Пробыв пять месяцев в Финляндии на военной службе, отец заболел и был помещен в Николаевский военный госпиталь. Мама, взяв меня с собою, по просьбе отца поехала в Гельсингфорс.
В госпитале оказался солдат, больной тифом. Тогда вообще тиф начал свирепствовать в армии. Госпиталь немедленно закрыли на карантин, но я успела заразиться. Мы все вернулись в Гатчину; я очень долго и серьезно болела. Потом уже мне рассказывали, что я была на волосок от смерти и что родители переживали страшную трагедию. Но я отлично помню молебен, помню исповедь и причастие, помню, как отец Александр, смазывая меня каким-то маслом, тихонько прошептал:
— Ты посмотри на животик, если у тебя там белые пятнышки, то ты пойдешь в рай…

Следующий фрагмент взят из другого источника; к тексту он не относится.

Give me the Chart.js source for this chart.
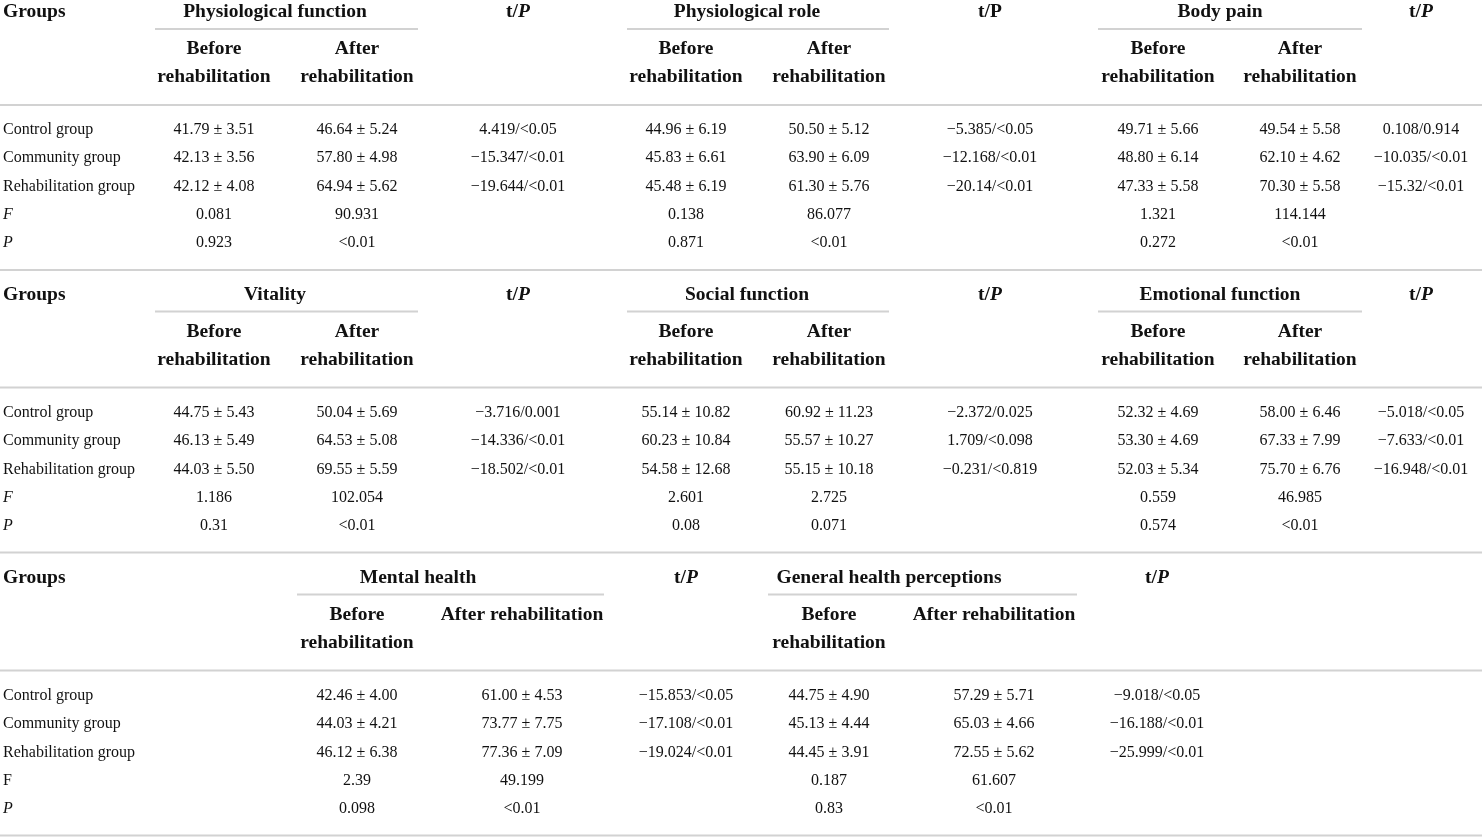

После этого отец Александр окропил все углы. В дверях столпились все домочадцы, громко рыдая, а я с любопытством задрала свою рубашонку и к своему успокоению нашла белое пятнышко на животе.

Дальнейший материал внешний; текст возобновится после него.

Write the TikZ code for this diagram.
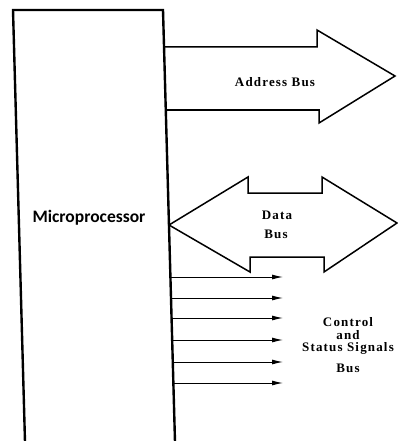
\documentclass[tikz,border=0pt]{standalone}
\usepackage{fontspec}
\setmainfont{Liberation Serif}
\newfontfamily\cpufont{Carlito}
\newfontfamily\busfont[LetterSpace=9]{Liberation Serif}
\usetikzlibrary{arrows.meta,calc}
\begin{document}
\begin{tikzpicture}[x=1pt,y=-1pt,
  cpuedge/.style={line width=2.4pt,line join=miter},
  busoutline/.style={line width=1.5pt,line join=miter},
  ctrlarrow/.style={line width=1pt,-{Latex[length=11pt,width=5pt]}},
  buslabel/.style={font=\busfont\bfseries\fontsize{13}{12.6}\selectfont,inner sep=0pt,align=center},
  cpulabel/.style={font=\cpufont\bfseries\fontsize{17.5}{20}\selectfont,inner sep=0pt}]
\useasboundingbox (0,0) rectangle (398,441);
% microprocessor box (slightly skewed, as scanned)
\coordinate (tl) at (13,10);
\coordinate (tr) at (163,10);
\coordinate (br) at (175,442);
\coordinate (bl) at (25,442);
\draw[cpuedge] (bl) -- (tl) -- (tr) -- (br);
\node[cpulabel] (cpu) at (89,218) {Microprocessor};
% address bus
\draw[busoutline] (164,47) -- (317,47) -- (317,30) -- (395,76) -- (319,123) -- (319,110) -- (166,110);
\node[buslabel] (addr) at (275,82) {Address Bus};
% data bus
\draw[busoutline] (169,225) -- (248,177) -- (248,193) -- (322,193) -- (322,177) -- (397,223)
  -- (324,272) -- (324,257) -- (250,257) -- (250,272) -- cycle;
\node[buslabel] (data) at (277,215) {Data};
\node[buslabel] (databus) at (276,234) {Bus};
% control signals
\foreach \i/\y in {1/277,2/298,3/318,4/340,5/362,6/383}{
  \coordinate (s\i) at ({163+12*(\y-10)/432},\y);
  \coordinate (e\i) at (283,\y);
  \draw[ctrlarrow] (s\i) -- (e\i);
}
\node[buslabel] (ctrl) at (348,336) {Control\\and\\Status Signals};
\node[buslabel] (ctrlbus) at (348,368) {Bus};
\end{tikzpicture}
\end{document}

Потом началось медленное выздоровление.
В декабре 1915 года отец стал рваться из Гатчины. Ему предложили поехать в Киев в местный отдел Всероссийского земского союза. Хотя всяких военных организаций было тогда множество, только Всероссийское земство и Всероссийский союз городов обладали средствами и приносили некоторую пользу фронту. С ними считались и туда обращались, минуя интендантство военного ведомства. В этой организации были разные отделы — передовые перевязочные отряды, медико-санитарные отряды, эпидемические, лабораторные, аптекарские склады, вещевые склады, этапный отдел, автомобильный, банно-прачечный, кожевенный и др. Куприну предложили стать уполномоченным комитета, но он отказался, потому что был плохим бухгалтером; кроме того, ему хотелось активной деятельности, интересных встреч. Его назначили помощником уполномоченного, это дало ему возможность попасть ближе к фронту. Он увидел много беженцев, много горя.